As past excerpts from Santa Clara University and Jaqueline P. Kasun have shown, Earth is stocked with ample resources and humans have more than enough food to satisfy the bloated stomachs of the malnourished. It is the exaggerated, hyperbolic assertions of philosophers and ecologists like Hardin and Ehrlich whose syllogistic reasoning is congested with fallacy that strike fear into the pockets of the rich. Arguments that appeal to the most base and selfish nature of us all; materialism over collectivity. The Population Bomb and Lifeboat Ethics have resulted in dire imbalances in the dependency ratio of countries like China which once sponsored anti-natalist and extermination policies to save resources. Who knew that one day the population would shrink and it would be their most pressing issue to support the aging population with half the labor force? Moreover, international organizations that sponsor diplomacy and farming technology have led to spikes in standards of living everywhere. The year 2023 exemplifies enough to demonstrate the coexistence of welfare and prosperity.

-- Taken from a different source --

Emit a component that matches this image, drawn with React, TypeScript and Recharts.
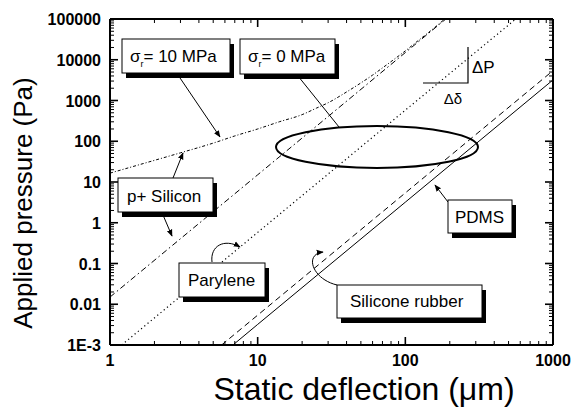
import { LineChart, Line, XAxis, YAxis } from 'recharts'

// axis ticks
const xMajor = [1, 10, 100, 1000]
const yMajor = [0.001, 0.01, 0.1, 1, 10, 100, 1000, 10000, 100000]
const yTickLabels = ['1E-3', '0.01', '0.1', '1', '10', '100', '1000', '10000', '100000']

// p+ silicon, residual stress 10 MPa
const sig10Defl = [1, 2, 3, 5, 7, 10, 14, 20, 25, 30, 40, 50, 60, 70, 85, 100, 120, 150, 185]
const sig10Press = [16.5, 34, 52, 90, 135, 200, 300, 450, 650, 880, 1620, 2700, 4200, 6300, 10600, 16500, 28000, 53000, 100000]
// p+ silicon, residual stress 0 MPa
const sig0Defl = [1, 10, 100, 188]
const sig0Press = [0.015, 15, 15000, 100000]
// parylene
const paryDefl = [1.2, 10, 100, 560]
const paryPress = [0.001, 0.58, 580, 100000]
// silicone rubber
const rubberDefl = [5.7, 10, 100, 1000]
const rubberPress = [0.001, 0.0054, 5.4, 5400]
// PDMS
const pdmsDefl = [6.8, 10, 100, 1000]
const pdmsPress = [0.001, 0.0032, 3.2, 3200]

const pairs = (d: number[], p: number[]) => d.map((v, i) => ({ d: v, p: p[i] }))

const withMinors = (majors: number[]) => {
  const out: number[] = []
  majors.slice(0, -1).forEach((m) => {
    for (let k = 1; k < 10; k++) out.push(+(m * k).toPrecision(6))
  })
  out.push(majors[majors.length - 1])
  return out
}
const xTicks = withMinors(xMajor)
const yTicks = withMinors(yMajor)

const isMajor = (v: number) => Math.abs(Math.log10(v) - Math.round(Math.log10(v))) < 1e-6
const yLabel = (v: number) => yTickLabels[Math.round(Math.log10(v)) + 3]

const BottomTick = (props: any) => {
  const { x, y, payload } = props
  const major = isMajor(payload.value)
  return (
    <g>
      <line x1={x} x2={x} y1={y} y2={y - (major ? 8 : 4)} stroke="#000" strokeWidth={major ? 1.6 : 1} />
      {major && (
        <text x={x} y={y + 21} textAnchor="middle" fontSize={16} fontWeight="bold" fill="#000">
          {payload.value}
        </text>
      )}
    </g>
  )
}

const TopTick = (props: any) => {
  const { x, y, payload } = props
  const major = isMajor(payload.value)
  return <line x1={x} x2={x} y1={y} y2={y + (major ? 8 : 4)} stroke="#000" strokeWidth={major ? 1.6 : 1} />
}

const LeftTick = (props: any) => {
  const { x, y, payload } = props
  const major = isMajor(payload.value)
  return (
    <g>
      <line x1={x} x2={x + (major ? 8 : 4)} y1={y} y2={y} stroke="#000" strokeWidth={major ? 1.6 : 1} />
      {major && (
        <text x={x - 9} y={y + 6} textAnchor="end" fontSize={16} fontWeight="bold" fill="#000">
          {yLabel(payload.value)}
        </text>
      )}
    </g>
  )
}

const RightTick = (props: any) => {
  const { x, y, payload } = props
  const major = isMajor(payload.value)
  return <line x1={x} x2={x - (major ? 8 : 4)} y1={y} y2={y} stroke="#000" strokeWidth={major ? 1.6 : 1} />
}

const Box = ({ x, y, w, h }: { x: number; y: number; w: number; h: number }) => (
  <g>
    <rect x={x + 4} y={y + 5} width={w} height={h} fill="#000" />
    <rect x={x} y={y} width={w} height={h} fill="#fff" stroke="#000" strokeWidth={1} />
  </g>
)

const axisLine = { stroke: '#000', strokeWidth: 2 }

export default function App() {
  return (
    <div
      style={{
        position: 'absolute',
        left: 0,
        top: 0,
        width: 574,
        height: 408,
        background: '#fff',
        fontFamily: '"Liberation Sans", Arial, sans-serif'
      }}
    >
      <LineChart width={574} height={408} margin={{ top: 18, right: 16, bottom: 33, left: 50 }}>
        <XAxis
          xAxisId="bottom"
          dataKey="d"
          type="number"
          scale="log"
          domain={[1, 1000]}
          allowDataOverflow
          ticks={xTicks}
          interval={0}
          tick={<BottomTick />}
          tickLine={false}
          tickSize={0}
          tickMargin={0}
          axisLine={axisLine}
          height={30}
        />
        <XAxis
          xAxisId="top"
          orientation="top"
          dataKey="d"
          type="number"
          scale="log"
          domain={[1, 1000]}
          allowDataOverflow
          ticks={xTicks}
          interval={0}
          tick={<TopTick />}
          tickLine={false}
          tickSize={0}
          tickMargin={0}
          axisLine={axisLine}
          height={1}
        />
        <YAxis
          yAxisId="left"
          type="number"
          scale="log"
          domain={[0.001, 100000]}
          allowDataOverflow
          ticks={yTicks}
          interval={0}
          tick={<LeftTick />}
          tickLine={false}
          tickSize={0}
          tickMargin={0}
          axisLine={axisLine}
          width={60}
        />
        <YAxis
          yAxisId="right"
          orientation="right"
          type="number"
          scale="log"
          domain={[0.001, 100000]}
          allowDataOverflow
          ticks={yTicks}
          interval={0}
          tick={<RightTick />}
          tickLine={false}
          tickSize={0}
          tickMargin={0}
          axisLine={axisLine}
          width={5}
        />
        <Line xAxisId="bottom" yAxisId="left" data={pairs(sig10Defl, sig10Press)} dataKey="p" type="monotone"
          stroke="#000" strokeWidth={1} strokeDasharray="3 2 1 2" dot={false} isAnimationActive={false} />
        <Line xAxisId="bottom" yAxisId="left" data={pairs(sig0Defl, sig0Press)} dataKey="p" type="linear"
          stroke="#000" strokeWidth={1} strokeDasharray="6 3 1.5 3" dot={false} isAnimationActive={false} />
        <Line xAxisId="bottom" yAxisId="left" data={pairs(paryDefl, paryPress)} dataKey="p" type="linear"
          stroke="#000" strokeWidth={1.2} strokeDasharray="1.2 3" dot={false} isAnimationActive={false} />
        <Line xAxisId="bottom" yAxisId="left" data={pairs(rubberDefl, rubberPress)} dataKey="p" type="linear"
          stroke="#000" strokeWidth={1} strokeDasharray="6 4" dot={false} isAnimationActive={false} />
        <Line xAxisId="bottom" yAxisId="left" data={pairs(pdmsDefl, pdmsPress)} dataKey="p" type="linear"
          stroke="#000" strokeWidth={1} dot={false} isAnimationActive={false} />
      </LineChart>

      <svg width={574} height={408} style={{ position: 'absolute', left: 0, top: 0, pointerEvents: 'none' }}>
        <defs>
          <marker id="ah" viewBox="0 0 10 10" refX="9" refY="5" markerWidth="7" markerHeight="7" orient="auto-start-reverse">
            <path d="M0,1 L10,5 L0,9 z" fill="#000" />
          </marker>
        </defs>

        {/* axis titles */}
        <text x={364} y={400} textAnchor="middle" fontSize={32} fill="#000">
          Static deflection (μm)
        </text>
        <text x={0} y={0} transform="translate(32,203) rotate(-90)" textAnchor="middle" fontSize={26} fill="#000">
          Applied pressure (Pa)
        </text>

        {/* highlighted region */}
        <ellipse cx={377} cy={147} rx={101} ry={21} fill="none" stroke="#000" strokeWidth={2} />

        {/* slope triangle */}
        <path d="M423,83 L468,83 L468,47" fill="none" stroke="#000" strokeWidth={1.2} />
        <text x={472} y={73} fontSize={17} fill="#000">ΔP</text>
        <text x={453} y={104} textAnchor="middle" fontSize={15} fill="#000">Δδ</text>

        {/* sigma 10 MPa */}
        <line x1={178} y1={75} x2={220} y2={137} stroke="#000" strokeWidth={1} markerEnd="url(#ah)" />
        <Box x={122} y={39} w={108} h={34} />
        <text x={130} y={62} fontSize={17} fill="#000">
          σ<tspan fontSize={9} dx={0} dy={5}>r</tspan>
          <tspan dx={0} dy={-5}>= 10 MPa</tspan>
        </text>

        {/* sigma 0 MPa */}
        <line x1={298} y1={76} x2={339} y2={127} stroke="#000" strokeWidth={1} />
        <Box x={240} y={39} w={95} h={35} />
        <text x={248} y={62} fontSize={17} fill="#000">
          σ<tspan fontSize={9} dx={0} dy={5}>r</tspan>
          <tspan dx={0} dy={-5}>= 0 MPa</tspan>
        </text>

        {/* p+ silicon */}
        <line x1={173} y1={178} x2={183} y2={153} stroke="#000" strokeWidth={1} markerEnd="url(#ah)" />
        <line x1={163} y1={215} x2={172} y2={236} stroke="#000" strokeWidth={1} markerEnd="url(#ah)" />
        <Box x={118} y={178} w={95} h={34} />
        <text x={127} y={202} fontSize={17} fill="#000">p+ Silicon</text>

        {/* parylene */}
        <path d="M212,262 C210,246 224,238 240,247" fill="none" stroke="#000" strokeWidth={1} markerEnd="url(#ah)" />
        <Box x={179} y={263} w={86} h={34} />
        <text x={188} y={286} fontSize={17} fill="#000">Parylene</text>

        {/* silicone rubber */}
        <path d="M337,285 C312,279 304,254 323,252" fill="none" stroke="#000" strokeWidth={1} markerEnd="url(#ah)" />
        <Box x={337} y={285} w={145} h={33} />
        <text x={350} y={307} fontSize={17} fill="#000">Silicone rubber</text>

        {/* PDMS */}
        <line x1={448} y1={202} x2={435} y2={185} stroke="#000" strokeWidth={1} markerEnd="url(#ah)" />
        <Box x={448} y={200} w={64} h={33} />
        <text x={455} y={223} fontSize={17} fill="#000">PDMS</text>
      </svg>
    </div>
  )
}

Altogether, it is clear that our moral obligation as constituents of the United States is to help resolve the world hunger dilemma in developing countries. Harvard Professor of Ethics, Michael Sandel, writes in his book Justice: What’s the Right Thing to Do? that there are three approaches to justice: welfare, virtue, and freedom (Sandel). By the standards of consequentialism, deontology, and historical precedent, economically supporting starving populations can be justified by every single one. Stepping back from the manmade lens of these philosophical theories, feminism also modifies the argument we should aid third-world countries from a novel point of view. According to Professor of Philosophy, Dr. Laura D’Olimpco, care ethics prioritize “relationships between specific individuals in a particular context” to gauge ethical behavior (D’Olimpio). Thus, helping those nearby who are financially struggling and are deprived of access to food banks is also our moral obligation. Whether on a micro or macro level, wealthy countries must end their oblivious attitudes to world hunger, instead they must stare it down unafraid, and combat it until humanity is freed from the shackles of starvation.